Use UTICalc to estimate probability. Urine culture takes 24–48 hours, so if you're treating, start antibiotics and adjust when culture comes back.
Meningitis
Infants don't have typical meningitis signs. A fever, poor feeding, and irritability? Could be meningitis. Neck stiffness? You don't see that in babies.
Risk factors: age <30 days, ill appearance, procalcitonin high. If any of these fit, do a lumbar puncture, CSF pleocytosis, positive gram stain, seizures confirm it.
Empiric coverage depends on age. For neonates ≤28 days, use ampicillin plus gentamicin (ceftriaxone is avoided in this age group due to calcium-ceftriaxone precipitation risk and inadequate Listeria/Enterococcus coverage). For infants 29–60 days, use ceftriaxone plus ampicillin (ampicillin covers Listeria). Start antibiotics immediately when meningitis is on your differential.

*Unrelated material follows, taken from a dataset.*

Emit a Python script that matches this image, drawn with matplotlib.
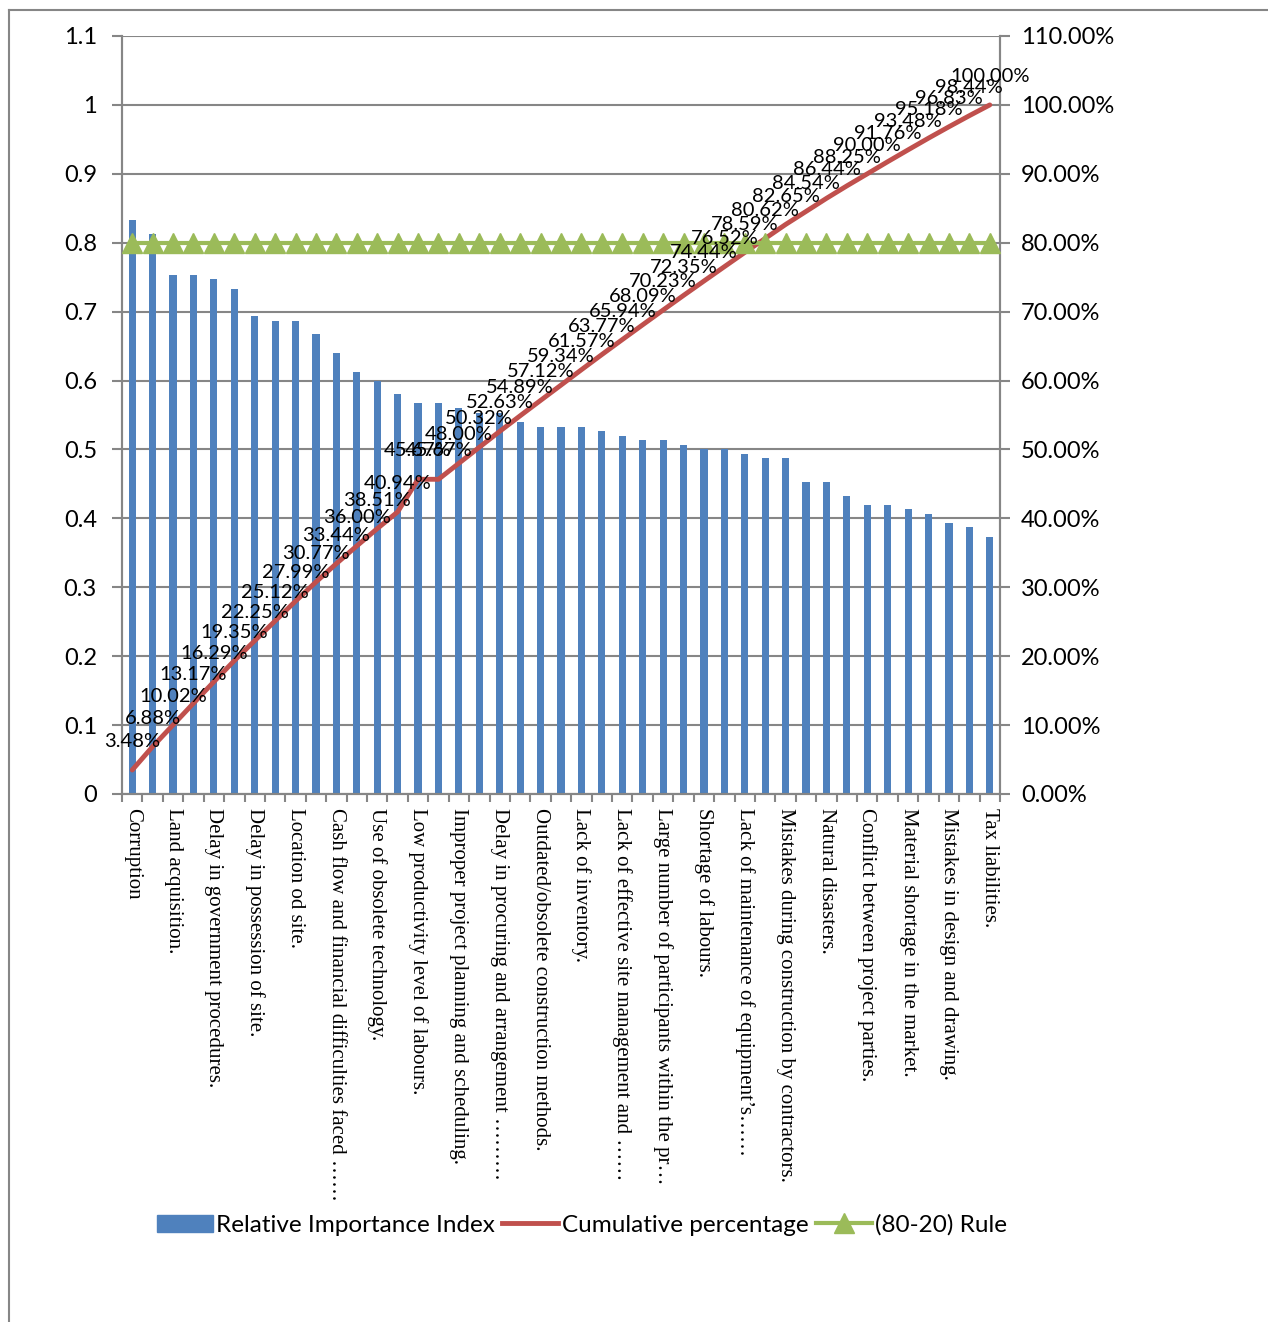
import matplotlib
matplotlib.use("Agg")
import matplotlib.pyplot as plt
from matplotlib.lines import Line2D
from matplotlib.patches import Patch
from matplotlib.ticker import FuncFormatter, FixedLocator

plt.rcParams['font.family'] = ['Lato', 'DejaVu Sans']

# Índice de importancia relativa (RII) por factor, ordenado de mayor a menor
rii = [0.833, 0.813, 0.753, 0.753, 0.747, 0.733, 0.693, 0.687, 0.687, 0.667,
       0.640, 0.613, 0.600, 0.580, 0.567, 0.567, 0.560, 0.553, 0.553, 0.540,
       0.533, 0.533, 0.533, 0.527, 0.520, 0.513, 0.513, 0.507, 0.500, 0.500,
       0.493, 0.487, 0.487, 0.453, 0.453, 0.433, 0.420, 0.420, 0.413, 0.407,
       0.393, 0.387, 0.373]

# Porcentaje acumulado (tal como aparece en las etiquetas)
acumulado = [3.48, 6.88, 10.02, 13.17, 16.29, 19.35, 22.25, 25.12, 27.99, 30.77,
             33.44, 36.00, 38.51, 40.94, 45.67, 45.67, 48.00, 50.32, 52.63, 54.89,
             57.12, 59.34, 61.57, 63.77, 65.94, 68.09, 70.23, 72.35, 74.44, 76.52,
             78.59, 80.62, 82.65, 84.54, 86.44, 88.25, 90.00, 91.76, 93.48, 95.18,
             96.83, 98.44, 100.00]

# Línea de la regla 80-20
regla = [80.0] * len(rii)

# Etiquetas visibles del eje x (una de cada dos categorías)
etiquetas = ["Corruption", "Land acquisition.", "Delay in government procedures.",
             "Delay in possession of site.", "Location od site.",
             "Cash flow and financial difficulties faced \u2026\u2026",
             "Use of obsolete technology.", "Low productivity level of labours.",
             "Improper project planning and scheduling.",
             "Delay in procuring and arrangement \u2026\u2026\u2026",
             "Outdated/obsolete construction methods.", "Lack of inventory.",
             "Lack of effective site management and \u2026\u2026",
             "Large number of participants within the pr\u2026",
             "Shortage of labours.", "Lack of maintenance of equipment\u2019s\u2026\u2026",
             "Mistakes during construction by contractors.", "Natural disasters.",
             "Conflict between project parties.", "Material shortage in the market.",
             "Mistakes in design and drawing.", "Tax liabilities."]

azul = '#4F81BD'
rojo = '#C0504D'
verde = '#9BBB59'
gris = '#868686'

W, H = 1268, 1322
fig = plt.figure(figsize=(W / 100, H / 100), dpi=100)
ax = fig.add_axes([122 / W, 1 - 794 / H, (1000 - 122) / W, (794 - 36) / H])
ax2 = ax.twinx()

x = list(range(len(rii)))
ax.bar(x, rii, width=0.35, color=azul, zorder=2)
ax.set_xlim(-0.5, len(rii) - 0.5)
ax.set_ylim(0, 1.1)
ax.set_yticks([i / 10 for i in range(12)])
ax.yaxis.set_major_formatter(FuncFormatter(lambda v, p: f"{round(v, 2):g}"))
ax.yaxis.grid(True, color=gris, lw=1.5)
ax.set_axisbelow(True)

ax2.set_ylim(0, 110)
ax2.set_yticks(range(0, 111, 10))
ax2.yaxis.set_major_formatter(FuncFormatter(lambda v, p: f"{v:.2f}%"))

ax2.plot(x, acumulado, color=rojo, lw=3.5, zorder=3, solid_capstyle='round')
ax2.plot(x, regla, color=verde, lw=3, marker='^', markersize=14,
         markeredgecolor=verde, zorder=4)

for i, v in enumerate(acumulado):
    ax2.annotate(f"{v:.2f}%", (i, v), xytext=(0, 16.5), textcoords='offset points',
                 ha='center', va='baseline', fontsize=14.5, zorder=6)

for a in (ax, ax2):
    for s in a.spines.values():
        s.set_color(gris)
        s.set_linewidth(1.5)
    a.spines['top'].set_visible(False)

ax.tick_params(axis='y', direction='out', length=7, width=1.5, color=gris,
               labelsize=17, pad=11)
ax2.tick_params(axis='y', direction='out', length=7, width=1.5, color=gris,
                labelsize=17, pad=8)

# categorías: marcas en los límites, etiquetas en cada dos
ax.set_xticks(range(0, len(rii), 2))
ax.set_xticklabels(etiquetas, rotation=270, family='Liberation Serif',
                   fontsize=15, va='top', ha='center')
ax.xaxis.set_minor_locator(FixedLocator([i - 0.5 for i in range(len(rii) + 1)]))
ax.tick_params(axis='x', which='major', length=0, pad=10)
ax.tick_params(axis='x', which='minor', length=6, width=1.5, color=gris)

handles = [Patch(color=azul),
           Line2D([], [], color=rojo, lw=3.5),
           Line2D([], [], color=verde, lw=3, marker='^', markersize=14)]
nombres = ["Relative Importance Index", "Cumulative percentage", "(80-20) Rule"]
fig.legend(handles, nombres, loc='center', bbox_to_anchor=(582 / W, 1 - 1225 / H),
           ncol=3, frameon=False, fontsize=17.5, handlelength=2.3,
           handletextpad=0.15, columnspacing=0.3)

# marco exterior
fig.add_artist(Line2D([8.5 / W, 8.5 / W], [0, 1 - 9.5 / H], color=gris, lw=1.5))
fig.add_artist(Line2D([8.5 / W, 1], [1 - 9.5 / H, 1 - 9.5 / H], color=gris, lw=1.5))

plt.savefig("out.png", dpi=100)
plt.close(fig)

Use Meningitis Score to guide LP decisions.
The Sepsis Score
Maternal risk factors (fever, prolonged rupture of membranes >18 hours, chorioamnionitis, GBS colonization) and baby factors (premature, low birth weight) go into the sepsis calculation.
Use Neonatal Sepsis Risk calculator.
What to Do
Very low-risk (well-appearing, normal labs, normal urine, low risk scores, can follow up reliably): Send home with no antibiotics. Call same-day, mandatory re-check in 24 hours.
Lower-risk: Oral antibiotics (cephalexin or amoxicillin-clavulanate), observe as outpatient, cultures pending.
Higher-risk (ill-appearing, abnormal labs, high risk scores): Admit, IV antibiotics, lumbar puncture, full workup.
Critical
If you send a baby home, the parents need to know what to watch for, when to come back, and what the cultures showed. Same-day phone call is mandatory. 24-hour re-evaluation is not optional. Don't give antibiotics to truly low-risk kids just to hedge; that kid's parents will never bring them back in, and you've created antibiotic resistance.
Know how to risk-stratify. Use the calculators. Decide on antibiotics and admission based on risk, not just labs. Follow up ruthlessly.